Obama, by the way, can’t find a message. Nor has he found a way to counterattack. He tried the “out-of-touch rich, white guy” bit and that didn’t work. “Dangerous extremist” didn’t work either. The war on women imploded, so did the Trayvon Martin race war. Now he’s reduced (I kid you not) to “don’t take a chance on Romney.” That’s what Sarkozy tried. . . and Gordon Brown. . . and George Bush Sr.

Meanwhile, places like Politico are adrift. Obama has given them nothing, and all they can do is try to explain away the bad news. Obama kicked off his campaign to empty stadiums, so they ran Axelrod’s claim that it was the intensity which matters. Sure. They had Axelrod explain why Obama wasn’t really spiking the ball (again and again) by trying to claim credit for the killing of bin Laden. They whined that the Keystone Pipeline guys are overselling how many jobs Obama killed, and the attacks on the Julia website aren’t entirely fair. Robert DeNiro likes Obama again, did you know that? Oh, and Hispanics might be critical in the election. . . maybe. Hey, Romney had a gay staffer? That should bother you religious nuts, right? Ann Romney spends a lot on clothes! Come on people! //sigh

In fact, right now the best friends Obama has are uberRINOs like Arnold Schwarzenegger, who fears people with principles and spent the weekend attacking the GOP as “too narrow and too rigid,” and people like talk radio. Indeed, talk radio and websites like HotAir are spending their time cherry-picking words out of the quotes of unnamed Romney staffers so they can prove his move to the center. . . he’s the real Alinsky Trojan Horse people!!! Fortunately, their idiotic bleating will only make Romney more acceptable to independents. . . assuming anyone is listening.

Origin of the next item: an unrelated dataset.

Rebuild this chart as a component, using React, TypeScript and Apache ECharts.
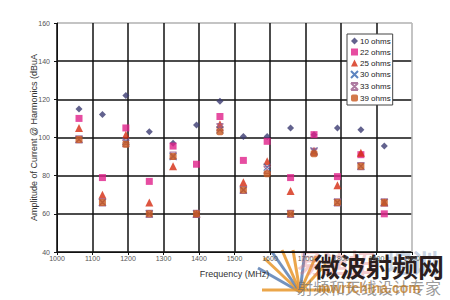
import React, { useEffect, useRef } from "react";
import * as echarts from "echarts";

const freqs = [1062, 1128, 1194, 1260, 1327, 1393, 1459, 1525, 1592, 1658, 1724, 1790, 1856, 1922];
const ohm10 = [115, 112, 122, 103, 97, 106.5, 119, 100.5, 100.5, 105, 101.5, 105, 104, 95.5];
const ohm22 = [110, 79, 105, 77, 95.5, 86, 111, 88, 98, 79, 101.5, 79.5, 91, 60];
const ohm25 = [105, 70, 101.5, 66, 85, 60, 107, 76.5, 87.5, 72, 93, 75, 92, 66];
const ohm30 = [99, 66, 98, 60, 90, 60, 104, 72.5, 84.5, 60, 93, 66, 85, 66];
const ohm33 = [99, 66, 97, 60, 90.5, 60, 105.5, 72.5, 83, 60, 92.5, 66, 85, 66];
const ohm39 = [99, 66, 96.5, 60, 90, 60, 103, 72.5, 81, 60, 91.5, 66, 85, 66];
const seriesNames = ["10 ohms", "22 ohms", "25 ohms", "30 ohms", "33 ohms", "39 ohms"];

const FONT = "'Liberation Sans', Arial, sans-serif";
const CJK = "'Noto Sans CJK SC', sans-serif";

function pts(vals: number[]) {
  return freqs.map((f, i) => [f, vals[i]]);
}

export default function App() {
  const ref = useRef<HTMLDivElement>(null);
  useEffect(() => {
    if (!ref.current) return;
    const chart = echarts.init(ref.current, undefined, { renderer: "svg" });
    const lineRay = (x1: number, y1: number, x2: number, y2: number, c: string) => ({
      type: "line",
      shape: { x1, y1, x2, y2 },
      style: { stroke: c, lineWidth: 3, opacity: 0.85 },
      silent: true,
    });
    const orange = "#e8962a";
    const blue = "#5b7fb3";
    const dark = "#111";
    chart.setOption({
      animation: false,
      backgroundColor: "#ffffff",
      textStyle: { fontFamily: FONT },
      grid: { left: 57, right: 38, top: 23, bottom: 48, show: true, borderColor: "#bbbbbb", borderWidth: 1 },
      xAxis: {
        type: "value",
        min: 1000,
        max: 2000,
        interval: 100,
        name: "Frequency (MHz)",
        nameLocation: "middle",
        nameGap: 17,
        nameMoveOverlap: false,
        nameTextStyle: { fontSize: 9, color: "#333", fontFamily: FONT },
        axisLine: { show: true, lineStyle: { color: dark, width: 1 } },
        axisTick: { show: true, length: 3, lineStyle: { color: dark } },
        axisLabel: { fontSize: 7, color: "#555", margin: 3, fontFamily: FONT, formatter: (v: number) => String(v) },
        splitLine: {
          show: true,
          lineStyle: {
            color: [dark, dark, dark, dark, dark, dark, dark, dark, dark, dark, "#bbb"],
            width: 1.5,
          },
        },
      },
      yAxis: {
        type: "value",
        min: 40,
        max: 160,
        interval: 20,
        name: "Amplitude of Current @ Harmonics (dBuA",
        nameLocation: "middle",
        nameGap: 19,
        nameMoveOverlap: false,
        nameTextStyle: { fontSize: 9, color: "#333", fontFamily: FONT },
        axisLine: { show: true, lineStyle: { color: dark, width: 1 } },
        axisTick: { show: true, length: 3, lineStyle: { color: dark } },
        axisLabel: { fontSize: 7, color: "#555", margin: 7, fontFamily: FONT },
        splitLine: {
          show: true,
          lineStyle: { color: [dark, dark, dark, dark, dark, dark, "#bbb"], width: 1.5 },
        },
      },
      legend: {
        orient: "vertical",
        left: 347,
        top: 34,
        data: seriesNames,
        itemWidth: 7,
        itemHeight: 7,
        itemGap: 3,
        padding: [3, 2, 3, 3],
        borderColor: "#444",
        borderWidth: 1,
        borderRadius: 0,
        backgroundColor: "#fff",
        textStyle: { fontSize: 8, color: "#222", fontFamily: FONT, padding: [0, 0, 0, -3] },
      },
      series: [
        { name: "10 ohms", type: "scatter", symbol: "diamond", symbolSize: 7, itemStyle: { color: "#3b3b72" }, data: pts(ohm10) },
        { name: "22 ohms", type: "scatter", symbol: "rect", symbolSize: 7, itemStyle: { color: "#e0218a" }, data: pts(ohm22) },
        { name: "25 ohms", type: "scatter", symbol: "triangle", symbolSize: 8, itemStyle: { color: "#d42a10" }, data: pts(ohm25) },
        {
          name: "30 ohms",
          type: "scatter",
          symbol: "path://M0,0L10,10M10,0L0,10",
          symbolSize: 7,
          itemStyle: { color: "transparent", borderColor: "#3565b0", borderWidth: 1.2 },
          data: pts(ohm30),
        },
        {
          name: "33 ohms",
          type: "scatter",
          symbol: "path://M0,0L10,10M10,0L0,10M0,0L10,0M0,10L10,10",
          symbolSize: 7,
          itemStyle: { color: "transparent", borderColor: "#9a5a8a", borderWidth: 1.2 },
          data: pts(ohm33),
        },
        { name: "39 ohms", type: "scatter", symbol: "roundRect", symbolSize: 7, itemStyle: { color: "#c8581e" }, data: pts(ohm39) },
      ],
      graphic: [
        lineRay(300, 292, 258, 268, blue),
        lineRay(300, 292, 264, 258, orange),
        lineRay(300, 292, 272, 252, blue),
        lineRay(300, 292, 282, 250, orange),
        lineRay(300, 292, 293, 250, orange),
        lineRay(300, 292, 305, 251, blue),
        lineRay(300, 292, 316, 256, orange),
        lineRay(300, 292, 326, 264, orange),
        lineRay(262, 290, 330, 290, orange),
        {
          type: "text",
          left: 297,
          top: 248,
          silent: true,
          style: { text: "易迪拓", fontSize: 26, fontWeight: "bold", fontFamily: CJK, fill: "rgba(226,110,120,0.35)" },
        },
        {
          type: "text",
          left: 386,
          top: 248,
          silent: true,
          style: { text: "培训", fontSize: 26, fontWeight: "bold", fontFamily: CJK, fill: "rgba(100,130,175,0.35)" },
        },
        {
          type: "text",
          left: 314,
          top: 252,
          silent: true,
          style: { text: "微波射频网", fontSize: 26, fontWeight: "bold", fontFamily: CJK, fill: "#2b1e1e" },
        },
        {
          type: "text",
          left: 297,
          top: 279,
          silent: true,
          style: { text: "射频和天线设计专家", fontSize: 16, fontFamily: CJK, fill: "rgba(110,110,110,0.7)" },
        },
        {
          type: "text",
          left: 318,
          top: 281,
          silent: true,
          style: { text: "mwrfchina.com", fontSize: 14, fontWeight: "bold", fontFamily: FONT, fill: "rgba(190,120,30,0.75)" },
        },
      ],
    });
    return () => chart.dispose();
  }, []);
  return <div ref={ref} style={{ position: "fixed", left: 0, top: 0, width: 450, height: 300 }} />;
}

In any event, I shall leave you with this. I said the other day that this race really comes down to Ohio and Florida, and that still seems to be true. But the way things are going, I’m starting to wonder if that might not be too pessimistic? And before you say, “but the polls,” consider this. . . when the polls are normed to reflect the population, they use turn-out figures from the 2008 election, which was disproportionately Democratic. Think that will happen again?